In Construction just as in the business world, sound financial management means the effective administration, maintenance of financial assets and monitoring of cash flows. This principle has been adopted at Ghantoot. The company monitors the inflows or the amount of money coming in and outflow or the amount of expenditures being made in various sources. At Ghantoot with early identification, we are able to manage the various risks to which a particular project may be exposed.

From Ghantoot's standpoint, financial management involves financial planning and financial control. Financial planning seeks to quantify various financial resources available and plan the size and timing of expenditures while financial control is the management of the costs and expenses in relation to the budgeted amounts.
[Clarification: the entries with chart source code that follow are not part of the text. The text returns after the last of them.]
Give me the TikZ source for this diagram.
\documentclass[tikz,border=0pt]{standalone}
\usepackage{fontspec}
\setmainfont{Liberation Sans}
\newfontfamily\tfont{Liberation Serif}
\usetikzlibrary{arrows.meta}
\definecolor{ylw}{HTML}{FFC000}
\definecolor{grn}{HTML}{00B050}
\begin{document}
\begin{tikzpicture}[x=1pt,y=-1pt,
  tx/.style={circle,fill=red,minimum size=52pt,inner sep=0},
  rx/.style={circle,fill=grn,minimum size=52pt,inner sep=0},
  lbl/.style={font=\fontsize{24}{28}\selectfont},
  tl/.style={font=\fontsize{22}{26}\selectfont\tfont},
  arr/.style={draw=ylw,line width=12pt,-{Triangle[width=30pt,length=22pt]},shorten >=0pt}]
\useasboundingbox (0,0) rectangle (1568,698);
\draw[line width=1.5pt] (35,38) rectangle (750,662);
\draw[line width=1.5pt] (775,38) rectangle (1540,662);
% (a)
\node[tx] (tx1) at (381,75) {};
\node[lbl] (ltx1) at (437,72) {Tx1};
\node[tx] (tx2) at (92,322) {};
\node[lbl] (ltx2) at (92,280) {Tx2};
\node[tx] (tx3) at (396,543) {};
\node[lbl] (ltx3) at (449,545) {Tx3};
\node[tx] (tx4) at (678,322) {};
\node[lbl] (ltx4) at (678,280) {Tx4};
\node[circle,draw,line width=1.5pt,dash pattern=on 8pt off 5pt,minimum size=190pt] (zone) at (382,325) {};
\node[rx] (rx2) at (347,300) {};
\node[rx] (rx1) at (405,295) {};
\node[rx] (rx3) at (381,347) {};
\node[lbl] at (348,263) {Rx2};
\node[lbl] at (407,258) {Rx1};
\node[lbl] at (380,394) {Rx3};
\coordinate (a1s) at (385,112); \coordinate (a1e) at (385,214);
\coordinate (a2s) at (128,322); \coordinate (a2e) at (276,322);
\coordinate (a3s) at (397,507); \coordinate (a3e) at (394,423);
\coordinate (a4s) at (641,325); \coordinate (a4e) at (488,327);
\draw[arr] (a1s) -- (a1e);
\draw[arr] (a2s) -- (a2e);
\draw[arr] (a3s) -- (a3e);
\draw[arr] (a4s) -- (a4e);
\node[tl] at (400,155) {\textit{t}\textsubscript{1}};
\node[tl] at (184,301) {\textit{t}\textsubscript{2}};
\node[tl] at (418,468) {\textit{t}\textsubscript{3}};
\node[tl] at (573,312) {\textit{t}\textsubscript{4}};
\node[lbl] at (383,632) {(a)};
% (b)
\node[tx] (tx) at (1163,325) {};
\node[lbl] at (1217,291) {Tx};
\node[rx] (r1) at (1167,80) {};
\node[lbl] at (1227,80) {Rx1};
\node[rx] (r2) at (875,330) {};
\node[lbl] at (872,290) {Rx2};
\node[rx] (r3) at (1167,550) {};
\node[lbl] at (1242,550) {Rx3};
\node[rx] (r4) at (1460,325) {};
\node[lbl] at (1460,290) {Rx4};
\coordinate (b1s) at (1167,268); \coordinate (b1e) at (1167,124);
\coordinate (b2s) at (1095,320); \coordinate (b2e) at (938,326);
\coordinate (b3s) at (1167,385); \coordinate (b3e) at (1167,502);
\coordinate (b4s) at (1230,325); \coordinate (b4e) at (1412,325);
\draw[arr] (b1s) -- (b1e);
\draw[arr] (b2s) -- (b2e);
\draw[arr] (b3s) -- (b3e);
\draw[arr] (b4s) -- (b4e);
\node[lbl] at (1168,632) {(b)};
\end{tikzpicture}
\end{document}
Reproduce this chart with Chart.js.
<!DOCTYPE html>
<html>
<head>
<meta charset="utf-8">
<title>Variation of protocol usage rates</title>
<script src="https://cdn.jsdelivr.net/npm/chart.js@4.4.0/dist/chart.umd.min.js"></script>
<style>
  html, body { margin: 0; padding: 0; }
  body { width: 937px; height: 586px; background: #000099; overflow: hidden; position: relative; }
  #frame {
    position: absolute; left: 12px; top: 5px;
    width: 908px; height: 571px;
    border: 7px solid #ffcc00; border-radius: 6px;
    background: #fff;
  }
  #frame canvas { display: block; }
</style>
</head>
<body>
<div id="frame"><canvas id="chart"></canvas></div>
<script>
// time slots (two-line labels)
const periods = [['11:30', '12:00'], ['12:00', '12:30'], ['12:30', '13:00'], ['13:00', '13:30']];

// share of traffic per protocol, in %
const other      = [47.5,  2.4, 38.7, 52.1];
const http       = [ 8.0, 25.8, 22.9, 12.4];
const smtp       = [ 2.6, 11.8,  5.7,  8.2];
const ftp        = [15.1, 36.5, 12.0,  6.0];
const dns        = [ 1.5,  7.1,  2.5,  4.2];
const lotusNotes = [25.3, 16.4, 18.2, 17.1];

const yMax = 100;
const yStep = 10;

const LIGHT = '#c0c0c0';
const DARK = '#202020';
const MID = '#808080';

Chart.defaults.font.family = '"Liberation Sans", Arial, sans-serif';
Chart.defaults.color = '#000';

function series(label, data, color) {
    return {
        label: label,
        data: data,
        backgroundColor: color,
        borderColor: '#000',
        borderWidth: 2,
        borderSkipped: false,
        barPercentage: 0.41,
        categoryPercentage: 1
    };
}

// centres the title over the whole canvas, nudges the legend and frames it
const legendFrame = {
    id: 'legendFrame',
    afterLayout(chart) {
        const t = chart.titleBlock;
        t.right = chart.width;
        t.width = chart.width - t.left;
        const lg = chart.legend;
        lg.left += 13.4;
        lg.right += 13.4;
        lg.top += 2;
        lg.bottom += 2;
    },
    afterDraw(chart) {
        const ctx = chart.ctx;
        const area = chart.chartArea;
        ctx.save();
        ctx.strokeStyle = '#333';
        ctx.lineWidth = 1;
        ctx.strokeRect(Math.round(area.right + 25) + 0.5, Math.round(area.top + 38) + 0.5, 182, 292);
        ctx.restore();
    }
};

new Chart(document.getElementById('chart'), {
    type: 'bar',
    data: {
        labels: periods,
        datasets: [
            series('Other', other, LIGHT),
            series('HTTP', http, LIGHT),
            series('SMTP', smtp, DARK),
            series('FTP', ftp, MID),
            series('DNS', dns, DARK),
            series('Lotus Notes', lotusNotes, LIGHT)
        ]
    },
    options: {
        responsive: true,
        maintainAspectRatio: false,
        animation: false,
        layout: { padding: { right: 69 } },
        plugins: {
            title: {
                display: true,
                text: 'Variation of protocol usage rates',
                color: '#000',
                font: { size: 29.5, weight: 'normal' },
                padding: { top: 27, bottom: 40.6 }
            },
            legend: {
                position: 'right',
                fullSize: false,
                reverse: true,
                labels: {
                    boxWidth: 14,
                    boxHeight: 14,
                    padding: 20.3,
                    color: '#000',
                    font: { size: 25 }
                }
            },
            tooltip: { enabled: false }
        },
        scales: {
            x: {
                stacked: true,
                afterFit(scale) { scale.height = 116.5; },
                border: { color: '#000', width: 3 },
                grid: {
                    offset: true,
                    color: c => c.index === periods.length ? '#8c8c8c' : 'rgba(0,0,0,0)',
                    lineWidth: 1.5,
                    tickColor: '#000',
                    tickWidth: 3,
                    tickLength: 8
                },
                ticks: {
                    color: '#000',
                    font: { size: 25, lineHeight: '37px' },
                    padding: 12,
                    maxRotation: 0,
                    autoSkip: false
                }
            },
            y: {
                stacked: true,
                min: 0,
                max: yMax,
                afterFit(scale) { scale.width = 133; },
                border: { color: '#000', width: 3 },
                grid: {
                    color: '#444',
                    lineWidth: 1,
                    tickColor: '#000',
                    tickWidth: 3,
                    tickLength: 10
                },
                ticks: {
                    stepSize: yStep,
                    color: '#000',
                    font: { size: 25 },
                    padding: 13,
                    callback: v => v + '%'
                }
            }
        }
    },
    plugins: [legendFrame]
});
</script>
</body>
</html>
At the project level, we introduce the following principle of Financial Management:
Budget Identification

This involves forecasting the total amount of people, equipment, materials and other expenses which includes setting up schedule as per the project plan. As an output to this, Project cash flows are produced weekly which identifies the finances needed for the project.

Sourcing for Funds

This is an additional funding option that can be used to deliver the project. With our financial strength, it is usually not required; it is always beneficial to have the option available in the event it is required.

Tracking

There is a need to track all expenses that occur as part of controlling expenditure. Project expenses shall be approved by the Project Manager or his designate.

Cash Flow Management

This involves management of cash needed to deliver the project.